Y a fuerza de tanto soportarlo aprendemos a vivir con nuestra propia agonía: larga o corta. A nuestros pequeños les cambia la voz. Y a nosotros se nos desgastan el aspecto y los ánimos. Se nos desvanece el brillo pueril e irrecuperable del rostro, ya estocado pro las décadas. Y aprendemos a vivir con nuestras proprias frustraciones. Con nuestro propio anonimato, nunca antes contemplado entre los planes. Con nuestra propia condición de ciudadanos del común a la que antes creíamos impensable.

Entonces aprendemos que las vidas, como en un viejo juego de video de los 80, de los que había en Uniplay, se nos han ido agotando de tanto cometer errores. Y que ya tienden a cero.

Los lustros y los años de los que hoy somos testigos pasivos nos suenan monstruosos y enormes, y nos preguntamos en qué momento el cronos escindió su dimensión lógica y proporcionada. Y entendemos que ya nunca seremos estrellas de rock, ni de nada, quizá.

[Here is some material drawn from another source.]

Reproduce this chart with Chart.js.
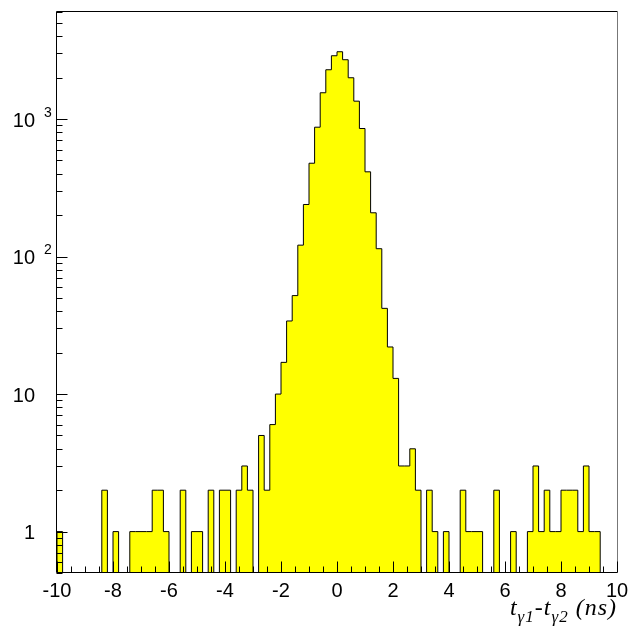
<!DOCTYPE html>
<html><head><meta charset="utf-8">
<script src="https://cdn.jsdelivr.net/npm/chart.js@4/dist/chart.umd.min.js"></script>
<style>html,body{margin:0;padding:0;background:#fff;}canvas{display:block;}</style>
</head><body>
<canvas id="c" width="640" height="631"></canvas>
<script>
// ---- data ----
const binLow = -10;
const binHigh = 10;
const binWidth = 0.2;
const counts = [
  1, 0, 0, 0, 0, 0, 0, 0, 2, 0,
  1, 0, 0, 1, 1, 1, 1, 2, 2, 1,
  0, 0, 2, 0, 1, 1, 0, 2, 0, 2,
  2, 0, 2, 3, 2, 0, 5, 2, 6, 10,
  17, 34, 52, 121, 239, 477, 872, 1552, 2281, 2884,
  3084, 2698, 1995, 1348, 853, 413, 208, 114, 42, 22,
  13, 3, 3, 4, 2, 0, 2, 1, 0, 1,
  0, 0, 2, 1, 1, 1, 0, 0, 2, 0,
  0, 1, 0, 0, 1, 3, 1, 2, 1, 1,
  2, 2, 2, 1, 3, 1, 1, 0, 0, 0
];
const xTickLabels = ['-10', '-8', '-6', '-4', '-2', '0', '2', '4', '6', '8', '10'];
const yTickValues = [1, 10, 100, 1000];
const yTickBase = ['1', '10', '10', '10'];
const yTickExp = ['', '', '2', '3'];
const yMin = 0.5;
const yMax = 6100;
const xTitleParts = [
  { t: 't', sub: false }, { t: 'γ1', sub: true },
  { t: '-t', sub: false }, { t: 'γ2', sub: true },
  { t: ' (ns)', sub: false }
];

// ---- build step points (left edge of each bin) ----
const pts = [{ x: binLow, y: yMin }];
counts.forEach((c, i) => pts.push({ x: binLow + i * binWidth, y: c > 0 ? c : yMin }));
pts.push({ x: binHigh, y: yMin });

const SANS = 'Arial, "Liberation Sans", sans-serif';
const SERIF = '"Liberation Serif", "Times New Roman", serif';

const rootAxes = {
  id: 'rootAxes',
  afterDraw(chart) {
    const ctx = chart.ctx;
    const xs = chart.scales.x, ys = chart.scales.y;
    const a = chart.chartArea;
    const L = Math.round(a.left) - 0.5, R = Math.round(a.right) + 0.5;
    const T = Math.round(a.top) + 0.5, B = Math.round(a.bottom) - 0.5;
    ctx.save();
    ctx.lineWidth = 1;
    // frame
    ctx.strokeStyle = '#000';
    ctx.beginPath();
    ctx.moveTo(L, B); ctx.lineTo(R, B);
    ctx.moveTo(L, B); ctx.lineTo(L, T);
    ctx.moveTo(L, T); ctx.lineTo(R, T);
    ctx.stroke();
    ctx.strokeStyle = '#777';
    ctx.beginPath(); ctx.moveTo(R, T); ctx.lineTo(R, B); ctx.stroke();
    // x ticks
    ctx.strokeStyle = '#000';
    ctx.beginPath();
    for (let k = 0; k <= 40; k++) {
      const v = binLow + k * 0.5;
      const px = Math.round(xs.getPixelForValue(v)) + 0.5;
      const len = (k % 4 === 0) ? 11 : 6;
      ctx.moveTo(px, B); ctx.lineTo(px, B - len);
    }
    // y ticks
    for (let d = 0.1; d <= 1000; d *= 10) {
      for (let m = 1; m <= 9; m++) {
        const v = m * d;
        if (v < yMin * 0.999 || v > yMax) continue;
        const py = Math.round(ys.getPixelForValue(v)) + 0.5;
        const len = (m === 1) ? 11 : 6;
        ctx.moveTo(L, py); ctx.lineTo(L + len, py);
      }
    }
    ctx.stroke();
    // x labels
    ctx.fillStyle = '#000';
    ctx.font = '20px ' + SANS;
    ctx.textAlign = 'center';
    ctx.textBaseline = 'alphabetic';
    xTickLabels.forEach(s => {
      const v = parseFloat(s);
      ctx.fillText(s, xs.getPixelForValue(v), 597);
    });
    // y labels
    yTickValues.forEach((v, i) => {
      const py = ys.getPixelForValue(v);
      ctx.font = '20px ' + SANS;
      ctx.textAlign = 'right';
      ctx.fillText(yTickBase[i], 35, py + 7.5);
      if (yTickExp[i]) {
        ctx.font = '14px ' + SANS;
        ctx.textAlign = 'left';
        ctx.fillText(yTickExp[i], 44, py - 2.5);
      }
    });
    // x title (right aligned at axis end)
    const mainF = 'italic 24px ' + SERIF, subF = 'italic 17px ' + SERIF;
    ctx.letterSpacing = '1px';
    let total = 0;
    const widths = xTitleParts.map(p => { ctx.font = p.sub ? subF : mainF; const w = ctx.measureText(p.t).width; total += w; return w; });
    let x = 617 - total;
    ctx.textAlign = 'left';
    xTitleParts.forEach((p, i) => {
      ctx.font = p.sub ? subF : mainF;
      ctx.fillText(p.t, x, p.sub ? 622 : 614.5);
      x += widths[i];
    });
    ctx.restore();
  }
};

new Chart(document.getElementById('c'), {
  type: 'line',
  data: {
    datasets: [{
      data: pts,
      stepped: 'before',
      fill: 'start',
      backgroundColor: '#ffff00',
      borderColor: '#000',
      borderWidth: 1,
      pointRadius: 0,
      tension: 0
    }]
  },
  options: {
    responsive: false,
    animation: false,
    events: [],
    layout: { padding: { left: 57, right: 23, top: 11, bottom: 58 } },
    plugins: { legend: { display: false }, tooltip: { enabled: false } },
    scales: {
      x: { type: 'linear', min: binLow, max: binHigh, display: false },
      y: { type: 'logarithmic', min: yMin, max: yMax, display: false }
    }
  },
  plugins: [rootAxes]
});
</script>
</body></html>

Se nos envejecen abuelos y padres. Y nosotros, ya medio conscientes de que así es, vamos tras ellos, replicando el modelo biológico inevitable. Los menos conformes con la naturaleza nos arrancamos las canas, y hay quienes intentan ocultar la calvicie frontocoronaria con algún peinado mimetizador. Nuestros relojes de pulso con radio incluido. Nuestros walkmans Sony Sports y nuestros Game Boys de bomberos rescatando heridos, son curiosidades de las que los niños de hoy se mofan.

Las cosas con las que jugamos ya se nos quebraron. Los seres a los que veneramos se nos están fugando. Los futbolistas, reinas de belleza, actores, músicos, escritores y políticos ya dejaron, hace mucho, de ser mayores que nosotros. El mundo se nos llena de simonesgavirias. Y muchos de ellos nacieron para cuando ya éramos adolescentes.

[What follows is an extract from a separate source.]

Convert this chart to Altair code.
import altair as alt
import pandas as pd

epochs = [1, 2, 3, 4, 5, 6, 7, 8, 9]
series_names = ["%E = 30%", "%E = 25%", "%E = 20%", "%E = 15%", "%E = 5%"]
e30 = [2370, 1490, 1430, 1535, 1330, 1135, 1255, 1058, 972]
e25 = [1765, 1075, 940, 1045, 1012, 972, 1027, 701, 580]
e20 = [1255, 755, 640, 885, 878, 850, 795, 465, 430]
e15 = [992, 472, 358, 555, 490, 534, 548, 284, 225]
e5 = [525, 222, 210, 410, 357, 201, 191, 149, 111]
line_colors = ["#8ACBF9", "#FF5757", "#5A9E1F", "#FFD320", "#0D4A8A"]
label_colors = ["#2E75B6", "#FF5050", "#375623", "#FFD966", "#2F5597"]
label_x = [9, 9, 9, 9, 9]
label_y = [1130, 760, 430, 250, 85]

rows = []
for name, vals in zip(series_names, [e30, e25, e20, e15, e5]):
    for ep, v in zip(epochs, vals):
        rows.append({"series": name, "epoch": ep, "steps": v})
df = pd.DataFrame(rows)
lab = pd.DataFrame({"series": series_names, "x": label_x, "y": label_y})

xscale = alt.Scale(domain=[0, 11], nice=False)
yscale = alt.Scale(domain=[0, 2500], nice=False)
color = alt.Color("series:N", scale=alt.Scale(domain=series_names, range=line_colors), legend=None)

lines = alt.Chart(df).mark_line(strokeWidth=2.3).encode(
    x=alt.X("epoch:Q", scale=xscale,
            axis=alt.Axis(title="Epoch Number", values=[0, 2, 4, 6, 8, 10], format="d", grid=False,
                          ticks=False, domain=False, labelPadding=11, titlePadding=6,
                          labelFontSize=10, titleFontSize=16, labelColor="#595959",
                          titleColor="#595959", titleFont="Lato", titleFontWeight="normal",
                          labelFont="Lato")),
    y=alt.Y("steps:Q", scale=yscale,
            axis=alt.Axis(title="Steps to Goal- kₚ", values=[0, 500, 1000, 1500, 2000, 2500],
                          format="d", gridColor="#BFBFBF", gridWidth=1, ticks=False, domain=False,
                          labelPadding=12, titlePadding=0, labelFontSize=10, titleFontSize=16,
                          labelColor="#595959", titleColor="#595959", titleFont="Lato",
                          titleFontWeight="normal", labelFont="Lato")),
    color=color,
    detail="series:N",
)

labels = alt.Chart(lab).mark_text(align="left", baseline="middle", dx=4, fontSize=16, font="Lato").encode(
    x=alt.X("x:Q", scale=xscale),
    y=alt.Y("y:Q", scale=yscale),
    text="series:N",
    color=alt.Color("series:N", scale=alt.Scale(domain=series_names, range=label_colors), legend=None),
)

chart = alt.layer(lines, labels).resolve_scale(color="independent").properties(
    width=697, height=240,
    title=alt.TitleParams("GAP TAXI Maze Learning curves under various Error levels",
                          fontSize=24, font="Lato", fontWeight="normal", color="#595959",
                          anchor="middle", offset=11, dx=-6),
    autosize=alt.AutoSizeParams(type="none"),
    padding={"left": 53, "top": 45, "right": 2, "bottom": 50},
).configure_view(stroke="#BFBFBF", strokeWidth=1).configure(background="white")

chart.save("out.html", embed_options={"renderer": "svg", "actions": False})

Vienen los más jóvenes por el poder que nunca tuvimos. Y nuestros contemporáneos importantes no merecen serlo. Y los envidiamos. Y pensamos si acaso ghemos perdido el tiempo o si el tiempo ha sido un juez demasiado severo para con nuestros ratos de ocio, vividos bajo la adormecedora complicidad de antaño, cuando creíamos que había días de sobra.

y vemos a nuestros amigos de siempre, ya afrentados por la alopecia, deformados por el tejido adiposo alojado para siempre en sus vientres. Transformados por la paternidad y las simplezas prácticas de la vida marital. Y ya pocos comparten nuestros recuerdos. Vamos a un bazar o a una tienda y los menores nos dicen ‘señor’. Y duplicamos la edad de quienes tienen 17.

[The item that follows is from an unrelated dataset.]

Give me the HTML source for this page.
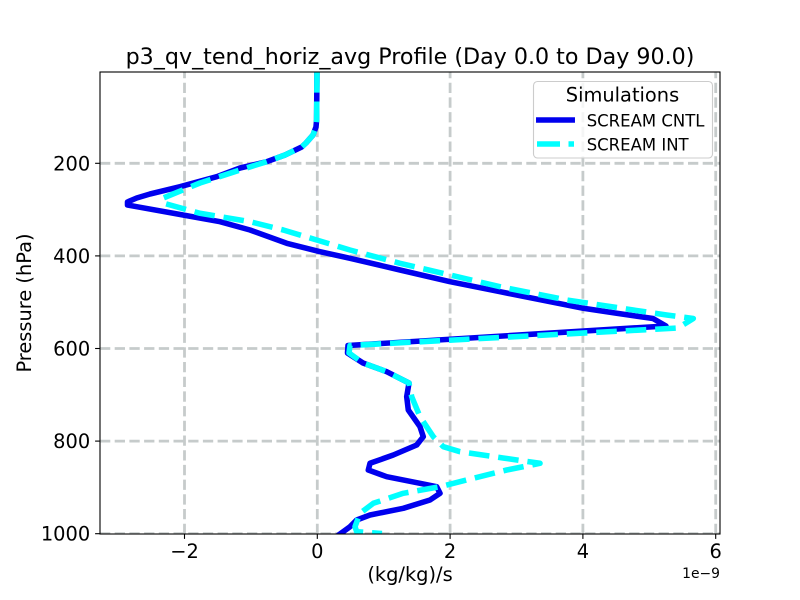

Las cosas que te hacían sentir parte de algo se van perdiendo, o se van cansando de existir. Ya nadie sabe qué fue Do Re Creativa Tv o Sabariedades. Y nos gusta la radio adulta. Y vemos a la fotografía de nuestra promoción escolar, y aunque nunca lo pensamos ya luce un tanto decolorada, como nuestra propia alma.

Y los nuevos clásicos son de ‘Green day’. Ya no tenemos en dónde poner cassettes, y nuestros chistes de época ahora ameritan explicaciones sobre lugares, seres y eventos. Y creemos que aún hay avisos de Haceb en los directorios telefónicos, o que Nirvana es una novedad.

Y ya ni los 40 ni los 50 nos aterran, porque los sabemos cercanos. Y más bien, lo anormal comienza a parecernos corriente. Y nos volvemos para mirar lo que somos, lo que fuimos (que aunque similar, no es lo mismo), como hablándole a un espejo opaco.

Lo nuevo anula lo viejo… La gente se deshace de sus viejas imágenes, de sus viejas cosas y de sus viejas memorias. Y nuestra lista de muertos conocidos ya no cabe en nuestros 10 dedos. Y la gente ya no se ufana de tener 1.000 discos de vinilo en su colección, sino 500 gigas de música en su disco duro.

Nos parece tarde para seguir en la fiesta, y comenzamos a preferir quedarnos dormidos a seguir obligándonos a no hacerlo. Preferimos mantenernos en silencio y aceptar la serenidad y no el escándalo como el más sabio y oportuno de los procederes. Y quisieramos hacer de cada segundo una hora.

Entonces pensamos que los días se nos van acabando, atomizados en miles de millones de segundos a los que no contamos. Nos perdemos en cierta tranquilidad resignada y pretendemos estar tranquilos porque al final todo, de alguna forma va a acabarse, y porque cada uno tiene derecho a cometer sus errores y a exhibir sus aciertos , y nosotros, de hecho, ya lo hicimos. Y los que han llegado después ya comenzaron a hacerlo, mientras dormíamos.